▶ _Prompt_
Produce an exact copy of all the data below, dropping every image.

▶ _Dataset excerpt_
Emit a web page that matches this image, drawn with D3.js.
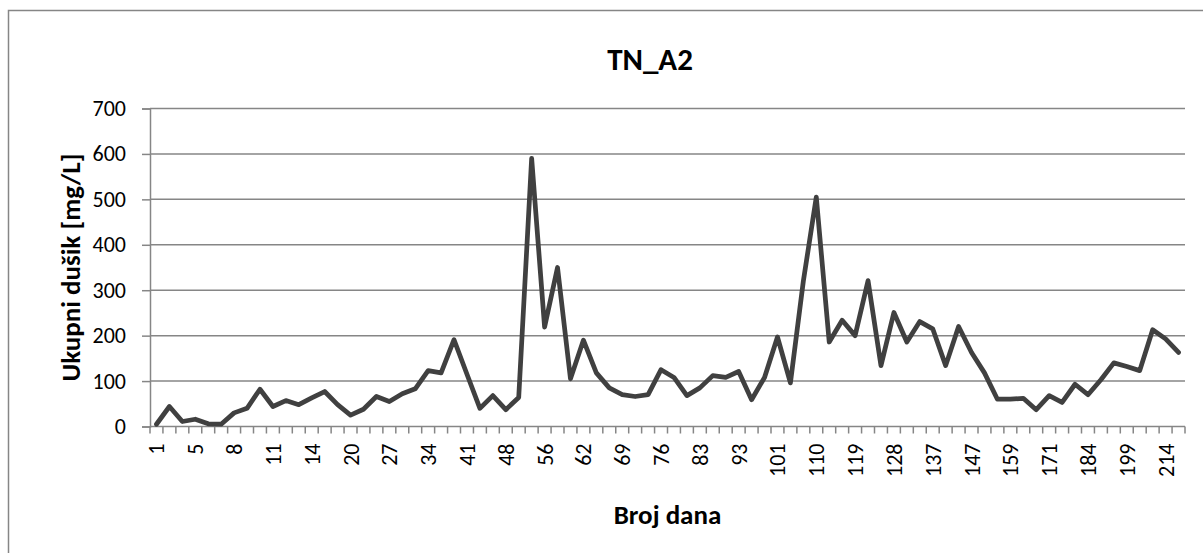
<!DOCTYPE html>
<html>
<head>
<meta charset="utf-8">
<script src="https://cdn.jsdelivr.net/npm/d3@7"></script>
<style>
  body { margin: 0; background: #fff; }
  text { font-family: Calibri, Carlito, Lato, sans-serif; fill: #000; }
</style>
</head>
<body>
<div id="chart"></div>
<script>
// day numbers (categories) - only every 3rd one is labelled on the axis
const days = [1, 3, 4, 5, 6, 7, 8, 9, 10, 11, 12, 13, 14, 16, 18, 20, 22, 25, 27, 29,
  32, 34, 36, 39, 41, 43, 46, 48, 50, 53, 56, 58, 60, 62, 64, 67, 69, 71, 74, 76,
  78, 81, 83, 86, 90, 93, 95, 98, 101, 104, 107, 110, 113, 116, 119, 122, 125, 128, 131, 134,
  137, 140, 144, 147, 151, 155, 159, 163, 167, 171, 175, 180, 184, 189, 194, 199, 204, 209, 214, 219];

// total nitrogen [mg/L]
const tnValues = [5, 44, 11, 16, 6, 5, 30, 40, 82, 44, 57, 48, 63, 77, 48, 25, 38, 66, 55, 72,
  83, 123, 118, 191, 115, 40, 68, 37, 64, 590, 219, 350, 105, 190, 118, 85, 70, 66, 70, 125,
  108, 68, 85, 112, 108, 121, 59, 108, 197, 96, 320, 505, 186, 234, 200, 321, 134, 251, 186, 231,
  215, 134, 220, 163, 118, 60, 60, 62, 37, 68, 53, 93, 70, 103, 140, 132, 123, 213, 193, 163];

const yTicks = [0, 100, 200, 300, 400, 500, 600, 700];

const chartTitle = "TN_A2";
const xTitle = "Broj dana";
const yTitle = "Ukupni dušik [mg/L]";

const W = 1203, H = 553;
const plot = { left: 150, right: 1185, top: 108.5, bottom: 426.5 };

const svg = d3.select("#chart")
    .append("svg")
    .attr("width", W)
    .attr("height", H);

svg.append("rect")
    .attr("width", W).attr("height", H)
    .attr("fill", "#fff");

// chart area border (right and bottom fall outside the picture)
svg.append("rect")
    .attr("x", 8.5).attr("y", 10.5)
    .attr("width", 1300).attr("height", 600)
    .attr("fill", "none")
    .attr("stroke", "#868686")
    .attr("stroke-width", 1.5);

const data = days.map((d, i) => ({ day: String(d), value: tnValues[i] }));

const xScale = d3.scaleBand()
    .domain(data.map(d => d.day))
    .range([plot.left, plot.right])
    .padding(0);

const yScale = d3.scaleLinear()
    .domain([0, 700])
    .range([plot.bottom, plot.top]);

// gridlines
svg.append("g")
    .selectAll("line")
    .data(yTicks.filter(t => t > 0))
    .join("line")
    .attr("x1", plot.left).attr("x2", plot.right)
    .attr("y1", d => yScale(d)).attr("y2", d => yScale(d))
    .attr("stroke", "#868686")
    .attr("stroke-width", 1.5);

// y axis
const yAxis = svg.append("g")
    .attr("transform", `translate(${plot.left},0)`)
    .call(d3.axisLeft(yScale).tickValues(yTicks).tickSize(8).tickPadding(16));
yAxis.select(".domain").attr("stroke", "#868686").attr("stroke-width", 1.5);
yAxis.selectAll(".tick line").attr("stroke", "#868686").attr("stroke-width", 1.5);
yAxis.selectAll(".tick text")
    .style("font-size", "22px")
    .attr("fill", "#000");

// x axis: tick marks between categories, labels on every 3rd category
const bw = xScale.bandwidth();
const xAxis = svg.append("g")
    .attr("transform", `translate(0,${plot.bottom})`);
xAxis.append("line")
    .attr("x1", plot.left).attr("x2", plot.right)
    .attr("stroke", "#868686")
    .attr("stroke-width", 1.5);
xAxis.selectAll(".tk")
    .data(data.map(d => d.day).concat(["end"]))
    .join("line")
    .attr("class", "tk")
    .attr("x1", (d, i) => plot.left + i * bw)
    .attr("x2", (d, i) => plot.left + i * bw)
    .attr("y1", 0).attr("y2", 7)
    .attr("stroke", "#868686")
    .attr("stroke-width", 1.5);
xAxis.selectAll(".lbl")
    .data(data.filter((d, i) => i % 3 === 0))
    .join("text")
    .attr("class", "lbl")
    .attr("transform", d => `translate(${xScale(d.day) + bw / 2 + 8},17) rotate(-90)`)
    .attr("text-anchor", "end")
    .style("font-size", "22px")
    .text(d => d.day);

// line
const line = d3.line()
    .x(d => xScale(d.day) + bw / 2)
    .y(d => yScale(d.value));

svg.append("path")
    .datum(data)
    .attr("fill", "none")
    .attr("stroke", "#404040")
    .attr("stroke-width", 4.75)
    .attr("stroke-linejoin", "round")
    .attr("stroke-linecap", "round")
    .attr("d", line);

// titles
svg.append("text")
    .attr("x", 650).attr("y", 70)
    .attr("text-anchor", "middle")
    .style("font-size", "31px")
    .style("font-weight", "bold")
    .text(chartTitle);

svg.append("text")
    .attr("x", (plot.left + plot.right) / 2).attr("y", 524)
    .attr("text-anchor", "middle")
    .style("font-size", "27px")
    .style("font-weight", "bold")
    .text(xTitle);

svg.append("text")
    .attr("transform", `translate(80,${(plot.top + plot.bottom) / 2}) rotate(-90)`)
    .attr("text-anchor", "middle")
    .style("font-size", "27px")
    .style("font-weight", "bold")
    .text(yTitle);
</script>
</body>
</html>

▶ _Written answer_
Emit a web page that matches this image, drawn with D3.js.
<!DOCTYPE html>
<html>
<head>
<meta charset="utf-8">
<script src="https://cdn.jsdelivr.net/npm/d3@7"></script>
<style>
  body { margin: 0; background: #fff; }
  text { font-family: Calibri, Carlito, Lato, sans-serif; fill: #000; }
</style>
</head>
<body>
<div id="chart"></div>
<script>
// day numbers (categories) - only every 3rd one is labelled on the axis
const days = [1, 3, 4, 5, 6, 7, 8, 9, 10, 11, 12, 13, 14, 16, 18, 20, 22, 25, 27, 29,
  32, 34, 36, 39, 41, 43, 46, 48, 50, 53, 56, 58, 60, 62, 64, 67, 69, 71, 74, 76,
  78, 81, 83, 86, 90, 93, 95, 98, 101, 104, 107, 110, 113, 116, 119, 122, 125, 128, 131, 134,
  137, 140, 144, 147, 151, 155, 159, 163, 167, 171, 175, 180, 184, 189, 194, 199, 204, 209, 214, 219];

// total nitrogen [mg/L]
const tnValues = [5, 44, 11, 16, 6, 5, 30, 40, 82, 44, 57, 48, 63, 77, 48, 25, 38, 66, 55, 72,
  83, 123, 118, 191, 115, 40, 68, 37, 64, 590, 219, 350, 105, 190, 118, 85, 70, 66, 70, 125,
  108, 68, 85, 112, 108, 121, 59, 108, 197, 96, 320, 505, 186, 234, 200, 321, 134, 251, 186, 231,
  215, 134, 220, 163, 118, 60, 60, 62, 37, 68, 53, 93, 70, 103, 140, 132, 123, 213, 193, 163];

const yTicks = [0, 100, 200, 300, 400, 500, 600, 700];

const chartTitle = "TN_A2";
const xTitle = "Broj dana";
const yTitle = "Ukupni dušik [mg/L]";

const W = 1203, H = 553;
const plot = { left: 150, right: 1185, top: 108.5, bottom: 426.5 };

const svg = d3.select("#chart")
    .append("svg")
    .attr("width", W)
    .attr("height", H);

svg.append("rect")
    .attr("width", W).attr("height", H)
    .attr("fill", "#fff");

// chart area border (right and bottom fall outside the picture)
svg.append("rect")
    .attr("x", 8.5).attr("y", 10.5)
    .attr("width", 1300).attr("height", 600)
    .attr("fill", "none")
    .attr("stroke", "#868686")
    .attr("stroke-width", 1.5);

const data = days.map((d, i) => ({ day: String(d), value: tnValues[i] }));

const xScale = d3.scaleBand()
    .domain(data.map(d => d.day))
    .range([plot.left, plot.right])
    .padding(0);

const yScale = d3.scaleLinear()
    .domain([0, 700])
    .range([plot.bottom, plot.top]);

// gridlines
svg.append("g")
    .selectAll("line")
    .data(yTicks.filter(t => t > 0))
    .join("line")
    .attr("x1", plot.left).attr("x2", plot.right)
    .attr("y1", d => yScale(d)).attr("y2", d => yScale(d))
    .attr("stroke", "#868686")
    .attr("stroke-width", 1.5);

// y axis
const yAxis = svg.append("g")
    .attr("transform", `translate(${plot.left},0)`)
    .call(d3.axisLeft(yScale).tickValues(yTicks).tickSize(8).tickPadding(16));
yAxis.select(".domain").attr("stroke", "#868686").attr("stroke-width", 1.5);
yAxis.selectAll(".tick line").attr("stroke", "#868686").attr("stroke-width", 1.5);
yAxis.selectAll(".tick text")
    .style("font-size", "22px")
    .attr("fill", "#000");

// x axis: tick marks between categories, labels on every 3rd category
const bw = xScale.bandwidth();
const xAxis = svg.append("g")
    .attr("transform", `translate(0,${plot.bottom})`);
xAxis.append("line")
    .attr("x1", plot.left).attr("x2", plot.right)
    .attr("stroke", "#868686")
    .attr("stroke-width", 1.5);
xAxis.selectAll(".tk")
    .data(data.map(d => d.day).concat(["end"]))
    .join("line")
    .attr("class", "tk")
    .attr("x1", (d, i) => plot.left + i * bw)
    .attr("x2", (d, i) => plot.left + i * bw)
    .attr("y1", 0).attr("y2", 7)
    .attr("stroke", "#868686")
    .attr("stroke-width", 1.5);
xAxis.selectAll(".lbl")
    .data(data.filter((d, i) => i % 3 === 0))
    .join("text")
    .attr("class", "lbl")
    .attr("transform", d => `translate(${xScale(d.day) + bw / 2 + 8},17) rotate(-90)`)
    .attr("text-anchor", "end")
    .style("font-size", "22px")
    .text(d => d.day);

// line
const line = d3.line()
    .x(d => xScale(d.day) + bw / 2)
    .y(d => yScale(d.value));

svg.append("path")
    .datum(data)
    .attr("fill", "none")
    .attr("stroke", "#404040")
    .attr("stroke-width", 4.75)
    .attr("stroke-linejoin", "round")
    .attr("stroke-linecap", "round")
    .attr("d", line);

// titles
svg.append("text")
    .attr("x", 650).attr("y", 70)
    .attr("text-anchor", "middle")
    .style("font-size", "31px")
    .style("font-weight", "bold")
    .text(chartTitle);

svg.append("text")
    .attr("x", (plot.left + plot.right) / 2).attr("y", 524)
    .attr("text-anchor", "middle")
    .style("font-size", "27px")
    .style("font-weight", "bold")
    .text(xTitle);

svg.append("text")
    .attr("transform", `translate(80,${(plot.top + plot.bottom) / 2}) rotate(-90)`)
    .attr("text-anchor", "middle")
    .style("font-size", "27px")
    .style("font-weight", "bold")
    .text(yTitle);
</script>
</body>
</html>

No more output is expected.